Data augmentation on training set only? Is it common practice to apply data augmentation to training set only, or to both training and test sets?
 A: Typically, data augmentation for training convolutional neural networks is only done to the training set. I'm not sure what benefit augmenting the test data would achieve as the value of test data is primarily for model selection and evaluation and you're adding noise to your measurement of those quantities. 
A: In terms of the concept of augmentation, ie making the data set bigger for some reason, we'd tend to only augment the training set. We'd evaluate the result of different augmentation approaches on a validation set.
However, as @Łukasz Grad points out, we might need to perform a similar procedure to the test set as was done on the training set. This is typically so that the input data from the test set resembles as much as possible that of the training set. For example, @Łukasz Grad points out the example of image cropping, where we'd need to crop the test images too, so they are the same size as the training images. However, in the case of the training images, we might use each training image multiple times, with crops in different locations/offsets. At test time we'd likely either do a single centred crop, or do random crops and take an average.
Running the augmentation procedure against test data is not to make the test data bigger/more accurate, but just to make the input data from the test set resemble that of the input data from the training set, so we can feed it into the same net (eg same dimensions). We'd never consider that the test set is 'better' in some way, by applying an augmentation procedure. At least, that's not something I've ever seen.
On the other hand, for the training set, the point of the augmentation is to reduce overfitting during training. And we evaluate the quality of the augmentation by then running the trained model against our more-or-less fixed test/validation set.
A: Complementing the answers, let my add my 2 cents regarding test-time data augmentation.
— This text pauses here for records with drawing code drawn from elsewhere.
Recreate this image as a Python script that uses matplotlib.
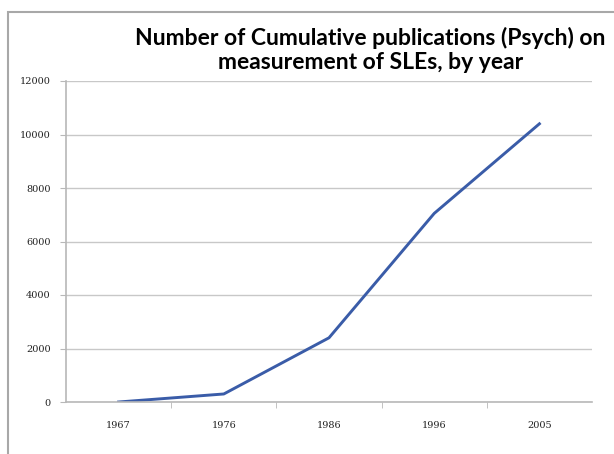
import numpy as np
import matplotlib.pyplot as plt
from matplotlib.patches import Rectangle

# data
years = ['1967', '1976', '1986', '1996', '2005']
pubs = [0, 300, 2400, 7050, 10400]

fig = plt.figure(figsize=(6.14, 4.54), dpi=100)

# chart border
fig.patches.append(Rectangle((8 / 614, -0.1), 1.2, (454 - 12) / 454 + 0.1,
                             transform=fig.transFigure, fill=False,
                             edgecolor='#a8a8a8', linewidth=1.5))

ax = fig.add_axes([66 / 614, 52 / 454, 526 / 614, 321 / 454])
x = np.arange(len(years))
ax.plot(x, pubs, color='#3a5ca8', linewidth=2.1)

ax.set_xlim(-0.5, len(years) - 0.5)
ax.set_ylim(0, 12000)
ax.set_yticks(range(0, 12001, 2000))
ax.set_xticks(x)
ax.set_xticklabels(years)
ax.set_xticks(np.arange(0.5, len(years) - 0.5, 1), minor=True)

ax.grid(axis='y', color='#c8c8c8', linewidth=1)
ax.set_axisbelow(True)
for s in ['top', 'right']:
    ax.spines[s].set_visible(False)
for s in ['left', 'bottom']:
    ax.spines[s].set_color('#b8b8b8')
    ax.spines[s].set_linewidth(1.2)

ax.tick_params(axis='y', length=4, color='#b8b8b8', labelsize=7,
               labelcolor='#222222', pad=7)
ax.tick_params(axis='x', which='major', length=0, labelsize=7,
               labelcolor='#222222', pad=14)
ax.tick_params(axis='x', which='minor', length=4, color='#b8b8b8')
for lab in ax.get_xticklabels() + ax.get_yticklabels():
    lab.set_family('DejaVu Serif')

fig.text(0.603, 0.89, 'Number of Cumulative publications (Psych) on\nmeasurement of SLEs, by year',
         ha='center', va='center', fontsize=16.5, fontweight='bold',
         family='Lato', linespacing=1.18)

fig.savefig('out.png', dpi=100)
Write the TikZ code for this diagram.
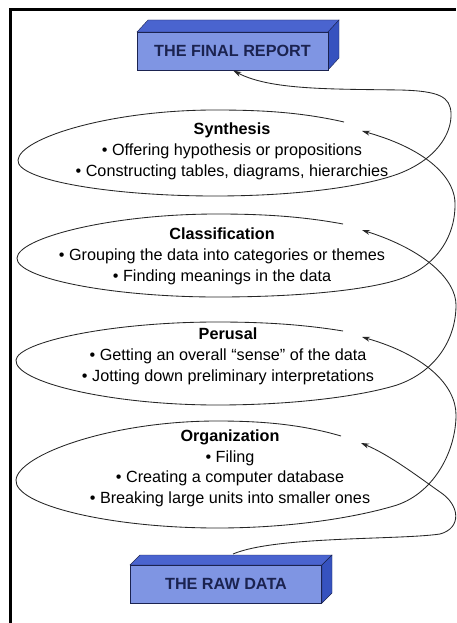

Data augmentation can be also performed during test-time with the goal of reducing variance. It can be performed by taking the average of the predictions of modified versions of the input image.

Dataset augmentation may be seen as a way of preprocessing the training set only. Dataset augmentation is an excellent way to reduce the generalization error of most computer vision models. A related idea applicable at test time is to show the model many different versions of the same input (for example, the same image cropped at slightly different locations) and have the different instantiations of the model vote to determine the output. This latter idea can be interpreted as an ensemble approach, and it helps to reduce generalization error.
  (Deep Learning Book, Chapter 12).

It's a very common practice to apply test-time augmentation. AlexNet and ResNet do that with the 10-crop technique (taking patches from the four corners and the center of the original image and also mirroring them). Inception goes further and generate 144 patches instead of only 10. If you check Kaggle and other competitions, most winners also apply test-time augmentation.
I'm the author of a paper on data augmentation (code) in which we experimented with training and testing augmentation for skin lesion classification (a low-data task). In some cases, using strong data augmentation on training alone is marginally better than not using data augmentation, while using train and test augmentation increases the performance of the model by a very significant margin.